----- Provided data

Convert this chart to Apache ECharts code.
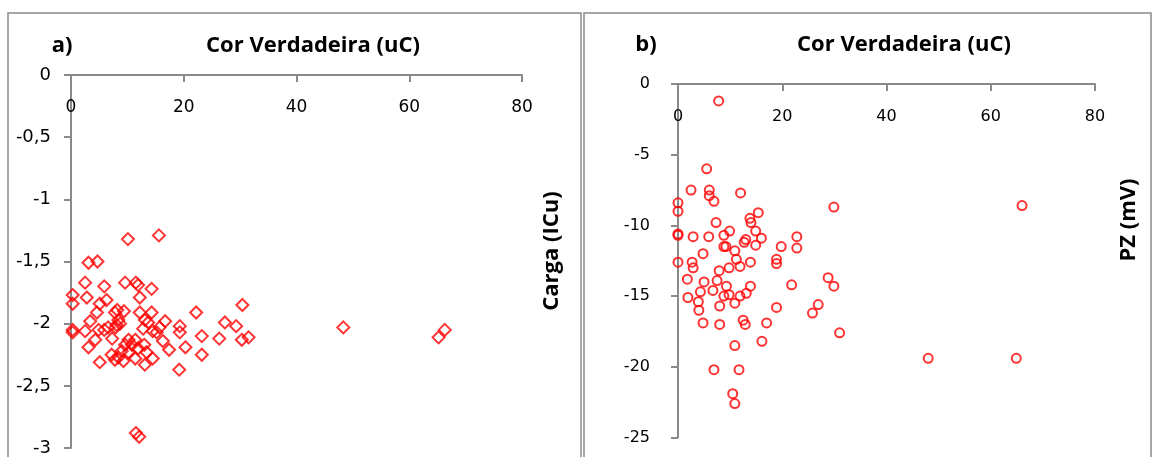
<!DOCTYPE html>
<html>
<head>
<meta charset="utf-8">
<title></title>
<style type="text/css">
  html, body { margin: 0; padding: 0; background: #fff; }
  #graphical { width: 1154px; height: 457px; }
</style>
</head>
<body>
<div id="graphical"></div>
<script src="https://cdn.jsdelivr.net/npm/echarts@6/dist/echarts.min.js"></script>
<script type="text/javascript">
// painel a) - Carga (ICu)
var cargaX = [10.1, 15.6, 3.1, 4.7, 2.5, 5.9, 9.6, 11.5, 11.9, 14.3,
  0.3, 0.3, 2.8, 5.1, 6.3, 4.6, 12.2, 7.8, 8.2, 9.4,
  12.2, 14.3, 3.4, 2.5, 0.3, 0.3, 4.9, 5.9, 6.6, 7.3,
  8.4, 8.1, 13.1, 13.7, 12.8, 14.5, 15.2, 15.7, 16.7, 16.3,
  4.3, 3.1, 7.2, 7.8, 8.4, 9.0, 9.6, 10.2, 10.8, 11.4,
  10.2, 9.3, 11.4, 11.9, 13.0, 13.4, 13.1, 14.5, 5.1, 17.4,
  19.3, 19.3, 20.3, 19.2, 22.2, 23.2, 23.2, 26.3, 27.3, 29.3,
  30.4, 30.3, 31.5, 48.3, 11.5, 12.1, 65.2, 66.3, 7.9, 8.7];
var cargaY = [-1.32, -1.29, -1.51, -1.50, -1.67, -1.70, -1.67, -1.67, -1.69, -1.72,
  -1.77, -1.84, -1.79, -1.84, -1.81, -1.91, -1.79, -1.91, -1.89, -1.90,
  -1.91, -1.91, -1.98, -2.06, -2.05, -2.07, -2.05, -2.05, -2.03, -2.12,
  -1.97, -2.01, -1.97, -1.99, -2.04, -2.06, -2.07, -2.03, -1.98, -2.14,
  -2.13, -2.19, -2.25, -2.29, -2.27, -2.22, -2.17, -2.13, -2.17, -2.13,
  -2.23, -2.30, -2.28, -2.20, -2.17, -2.23, -2.33, -2.28, -2.31, -2.21,
  -2.02, -2.07, -2.19, -2.37, -1.91, -2.10, -2.25, -2.12, -1.99, -2.02,
  -1.85, -2.13, -2.11, -2.03, -2.88, -2.91, -2.11, -2.05, -2.03, -2.00];

// painel b) - PZ (mV)
var pzX = [7.8, 5.5, 2.5, 6.0, 6.0, 6.9, 12.0, 0, 0, 29.9,
  15.4, 13.8, 14.0, 7.3, 0, 0, 2.9, 5.9, 8.8, 9.9,
  9.2, 8.8, 10.9, 13.0, 12.7, 14.9, 14.9, 16.0, 19.8, 22.8,
  22.8, 18.9, 18.9, 4.8, 0, 2.7, 2.9, 11.2, 11.9, 9.8,
  7.9, 13.9, 1.8, 5.0, 7.5, 9.3, 13.9, 21.8, 28.8, 29.9,
  1.9, 3.9, 4.3, 6.7, 8.8, 9.8, 11.9, 13.1, 10.9, 8.0,
  4.0, 18.9, 25.8, 26.9, 31.0, 4.8, 8.0, 12.5, 12.9, 17.0,
  16.1, 10.9, 6.9, 11.7, 10.5, 10.9, 66.0, 48.0, 64.9];
var pzY = [-1.2, -6.0, -7.5, -7.5, -7.9, -8.3, -7.7, -8.4, -9.0, -8.7,
  -9.1, -9.5, -9.8, -9.8, -10.6, -10.7, -10.8, -10.8, -10.7, -10.4,
  -11.5, -11.5, -11.8, -11.0, -11.2, -10.4, -11.4, -10.9, -11.5, -10.8,
  -11.6, -12.4, -12.7, -12.0, -12.6, -12.6, -13.0, -12.4, -12.9, -13.0,
  -13.2, -12.6, -13.8, -14.0, -13.9, -14.3, -14.3, -14.2, -13.7, -14.3,
  -15.1, -15.4, -14.7, -14.6, -15.0, -14.9, -15.0, -14.8, -15.5, -15.7,
  -16.0, -15.8, -16.2, -15.6, -17.6, -16.9, -17.0, -16.7, -17.0, -16.9,
  -18.2, -18.5, -20.2, -20.2, -21.9, -22.6, -8.6, -19.4, -19.4];

var xTicks = [0, 20, 40, 60, 80];

function pares(xs, ys) {
  var out = [];
  for (var i = 0; i < xs.length; i++) {
    out.push([xs[i], ys[i]]);
  }
  return out;
}

var cinza = '#8a8a8a';
var fonte = '"Open Sans", "Noto Sans", sans-serif';
var fonteEixo = '"DejaVu Sans", sans-serif';

function eixoX(idx, gap, tam) {
  return {
    type: 'value',
    gridIndex: idx,
    position: 'top',
    min: xTicks[0],
    max: xTicks[xTicks.length - 1],
    interval: 20,
    axisLine: { show: true, lineStyle: { color: cinza, width: 2 } },
    axisTick: { show: true, inside: true, length: 7, lineStyle: { color: cinza, width: 2 } },
    axisLabel: { inside: true, margin: gap, color: '#000', fontSize: tam, fontFamily: fonteEixo },
    splitLine: { show: false }
  };
}

function eixoY(idx, min, interval, gap, tam) {
  return {
    type: 'value',
    gridIndex: idx,
    min: min,
    max: 0,
    interval: interval,
    axisLine: { show: true, lineStyle: { color: cinza, width: 2 } },
    axisTick: { show: true, length: 7, lineStyle: { color: cinza, width: 2 } },
    axisLabel: {
      color: '#000', fontSize: tam, fontFamily: fonteEixo, margin: gap,
      formatter: function(v) {
        return String(v).replace('.', ',');
      }
    },
    splitLine: { show: false }
  };
}

function texto(txt, x, y, rot) {
  return {
    type: 'text',
    x: x,
    y: y,
    rotation: rot || 0,
    style: {
      text: txt,
      fill: '#000',
      font: 'bold 22px ' + fonte,
      textAlign: 'center',
      textVerticalAlign: 'middle',
      align: 'center',
      verticalAlign: 'middle'
    }
  };
}

var chart = echarts.init(document.getElementById('graphical'));
var option = {
  animation: false,
  grid: [
    { left: 71, top: 75, width: 451, height: 375 },
    { left: 678, top: 84, width: 417, height: 353.5 }
  ],
  xAxis: [eixoX(0, 24, 17), eixoX(1, 25, 16)],
  yAxis: [eixoY(0, -3, 0.5, 20, 18), eixoY(1, -25, 5, 28, 16)],
  graphic: [
    { type: 'rect', shape: { x: 8, y: 13, width: 573, height: 460 },
      style: { fill: 'none', stroke: cinza, lineWidth: 1.5 }, silent: true },
    { type: 'rect', shape: { x: 584, y: 13, width: 567, height: 460 },
      style: { fill: 'none', stroke: cinza, lineWidth: 1.5 }, silent: true },
    texto('a)', 62, 46),
    texto('Cor Verdadeira (uC)', 313, 46),
    texto('Carga (ICu)', 552, 251, Math.PI / 2),
    texto('b)', 646, 45),
    texto('Cor Verdadeira (uC)', 904, 45),
    texto('PZ (mV)', 1129, 220, Math.PI / 2)
  ],
  series: [
    {
      type: 'scatter',
      xAxisIndex: 0,
      yAxisIndex: 0,
      symbol: 'diamond',
      symbolSize: 12,
      itemStyle: { color: 'transparent', borderColor: '#ff0000', borderWidth: 2 },
      emphasis: { disabled: true },
      data: pares(cargaX, cargaY)
    },
    {
      type: 'scatter',
      xAxisIndex: 1,
      yAxisIndex: 1,
      symbol: 'circle',
      symbolSize: 9,
      itemStyle: { color: 'transparent', borderColor: '#ff0000', borderWidth: 2 },
      emphasis: { disabled: true },
      data: pares(pzX, pzY)
    }
  ]
};
chart.setOption(option);
window.onresize = function() {
  chart.resize();
};
</script>
</body>
</html>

----------

» **Work to be completed**: Leave out the pictures and output the rest of the material exactly as written.

» **Result of the task**:
Convert this chart to Apache ECharts code.
<!DOCTYPE html>
<html>
<head>
<meta charset="utf-8">
<title></title>
<style type="text/css">
  html, body { margin: 0; padding: 0; background: #fff; }
  #graphical { width: 1154px; height: 457px; }
</style>
</head>
<body>
<div id="graphical"></div>
<script src="https://cdn.jsdelivr.net/npm/echarts@6/dist/echarts.min.js"></script>
<script type="text/javascript">
// painel a) - Carga (ICu)
var cargaX = [10.1, 15.6, 3.1, 4.7, 2.5, 5.9, 9.6, 11.5, 11.9, 14.3,
  0.3, 0.3, 2.8, 5.1, 6.3, 4.6, 12.2, 7.8, 8.2, 9.4,
  12.2, 14.3, 3.4, 2.5, 0.3, 0.3, 4.9, 5.9, 6.6, 7.3,
  8.4, 8.1, 13.1, 13.7, 12.8, 14.5, 15.2, 15.7, 16.7, 16.3,
  4.3, 3.1, 7.2, 7.8, 8.4, 9.0, 9.6, 10.2, 10.8, 11.4,
  10.2, 9.3, 11.4, 11.9, 13.0, 13.4, 13.1, 14.5, 5.1, 17.4,
  19.3, 19.3, 20.3, 19.2, 22.2, 23.2, 23.2, 26.3, 27.3, 29.3,
  30.4, 30.3, 31.5, 48.3, 11.5, 12.1, 65.2, 66.3, 7.9, 8.7];
var cargaY = [-1.32, -1.29, -1.51, -1.50, -1.67, -1.70, -1.67, -1.67, -1.69, -1.72,
  -1.77, -1.84, -1.79, -1.84, -1.81, -1.91, -1.79, -1.91, -1.89, -1.90,
  -1.91, -1.91, -1.98, -2.06, -2.05, -2.07, -2.05, -2.05, -2.03, -2.12,
  -1.97, -2.01, -1.97, -1.99, -2.04, -2.06, -2.07, -2.03, -1.98, -2.14,
  -2.13, -2.19, -2.25, -2.29, -2.27, -2.22, -2.17, -2.13, -2.17, -2.13,
  -2.23, -2.30, -2.28, -2.20, -2.17, -2.23, -2.33, -2.28, -2.31, -2.21,
  -2.02, -2.07, -2.19, -2.37, -1.91, -2.10, -2.25, -2.12, -1.99, -2.02,
  -1.85, -2.13, -2.11, -2.03, -2.88, -2.91, -2.11, -2.05, -2.03, -2.00];

// painel b) - PZ (mV)
var pzX = [7.8, 5.5, 2.5, 6.0, 6.0, 6.9, 12.0, 0, 0, 29.9,
  15.4, 13.8, 14.0, 7.3, 0, 0, 2.9, 5.9, 8.8, 9.9,
  9.2, 8.8, 10.9, 13.0, 12.7, 14.9, 14.9, 16.0, 19.8, 22.8,
  22.8, 18.9, 18.9, 4.8, 0, 2.7, 2.9, 11.2, 11.9, 9.8,
  7.9, 13.9, 1.8, 5.0, 7.5, 9.3, 13.9, 21.8, 28.8, 29.9,
  1.9, 3.9, 4.3, 6.7, 8.8, 9.8, 11.9, 13.1, 10.9, 8.0,
  4.0, 18.9, 25.8, 26.9, 31.0, 4.8, 8.0, 12.5, 12.9, 17.0,
  16.1, 10.9, 6.9, 11.7, 10.5, 10.9, 66.0, 48.0, 64.9];
var pzY = [-1.2, -6.0, -7.5, -7.5, -7.9, -8.3, -7.7, -8.4, -9.0, -8.7,
  -9.1, -9.5, -9.8, -9.8, -10.6, -10.7, -10.8, -10.8, -10.7, -10.4,
  -11.5, -11.5, -11.8, -11.0, -11.2, -10.4, -11.4, -10.9, -11.5, -10.8,
  -11.6, -12.4, -12.7, -12.0, -12.6, -12.6, -13.0, -12.4, -12.9, -13.0,
  -13.2, -12.6, -13.8, -14.0, -13.9, -14.3, -14.3, -14.2, -13.7, -14.3,
  -15.1, -15.4, -14.7, -14.6, -15.0, -14.9, -15.0, -14.8, -15.5, -15.7,
  -16.0, -15.8, -16.2, -15.6, -17.6, -16.9, -17.0, -16.7, -17.0, -16.9,
  -18.2, -18.5, -20.2, -20.2, -21.9, -22.6, -8.6, -19.4, -19.4];

var xTicks = [0, 20, 40, 60, 80];

function pares(xs, ys) {
  var out = [];
  for (var i = 0; i < xs.length; i++) {
    out.push([xs[i], ys[i]]);
  }
  return out;
}

var cinza = '#8a8a8a';
var fonte = '"Open Sans", "Noto Sans", sans-serif';
var fonteEixo = '"DejaVu Sans", sans-serif';

function eixoX(idx, gap, tam) {
  return {
    type: 'value',
    gridIndex: idx,
    position: 'top',
    min: xTicks[0],
    max: xTicks[xTicks.length - 1],
    interval: 20,
    axisLine: { show: true, lineStyle: { color: cinza, width: 2 } },
    axisTick: { show: true, inside: true, length: 7, lineStyle: { color: cinza, width: 2 } },
    axisLabel: { inside: true, margin: gap, color: '#000', fontSize: tam, fontFamily: fonteEixo },
    splitLine: { show: false }
  };
}

function eixoY(idx, min, interval, gap, tam) {
  return {
    type: 'value',
    gridIndex: idx,
    min: min,
    max: 0,
    interval: interval,
    axisLine: { show: true, lineStyle: { color: cinza, width: 2 } },
    axisTick: { show: true, length: 7, lineStyle: { color: cinza, width: 2 } },
    axisLabel: {
      color: '#000', fontSize: tam, fontFamily: fonteEixo, margin: gap,
      formatter: function(v) {
        return String(v).replace('.', ',');
      }
    },
    splitLine: { show: false }
  };
}

function texto(txt, x, y, rot) {
  return {
    type: 'text',
    x: x,
    y: y,
    rotation: rot || 0,
    style: {
      text: txt,
      fill: '#000',
      font: 'bold 22px ' + fonte,
      textAlign: 'center',
      textVerticalAlign: 'middle',
      align: 'center',
      verticalAlign: 'middle'
    }
  };
}

var chart = echarts.init(document.getElementById('graphical'));
var option = {
  animation: false,
  grid: [
    { left: 71, top: 75, width: 451, height: 375 },
    { left: 678, top: 84, width: 417, height: 353.5 }
  ],
  xAxis: [eixoX(0, 24, 17), eixoX(1, 25, 16)],
  yAxis: [eixoY(0, -3, 0.5, 20, 18), eixoY(1, -25, 5, 28, 16)],
  graphic: [
    { type: 'rect', shape: { x: 8, y: 13, width: 573, height: 460 },
      style: { fill: 'none', stroke: cinza, lineWidth: 1.5 }, silent: true },
    { type: 'rect', shape: { x: 584, y: 13, width: 567, height: 460 },
      style: { fill: 'none', stroke: cinza, lineWidth: 1.5 }, silent: true },
    texto('a)', 62, 46),
    texto('Cor Verdadeira (uC)', 313, 46),
    texto('Carga (ICu)', 552, 251, Math.PI / 2),
    texto('b)', 646, 45),
    texto('Cor Verdadeira (uC)', 904, 45),
    texto('PZ (mV)', 1129, 220, Math.PI / 2)
  ],
  series: [
    {
      type: 'scatter',
      xAxisIndex: 0,
      yAxisIndex: 0,
      symbol: 'diamond',
      symbolSize: 12,
      itemStyle: { color: 'transparent', borderColor: '#ff0000', borderWidth: 2 },
      emphasis: { disabled: true },
      data: pares(cargaX, cargaY)
    },
    {
      type: 'scatter',
      xAxisIndex: 1,
      yAxisIndex: 1,
      symbol: 'circle',
      symbolSize: 9,
      itemStyle: { color: 'transparent', borderColor: '#ff0000', borderWidth: 2 },
      emphasis: { disabled: true },
      data: pares(pzX, pzY)
    }
  ]
};
chart.setOption(option);
window.onresize = function() {
  chart.resize();
};
</script>
</body>
</html>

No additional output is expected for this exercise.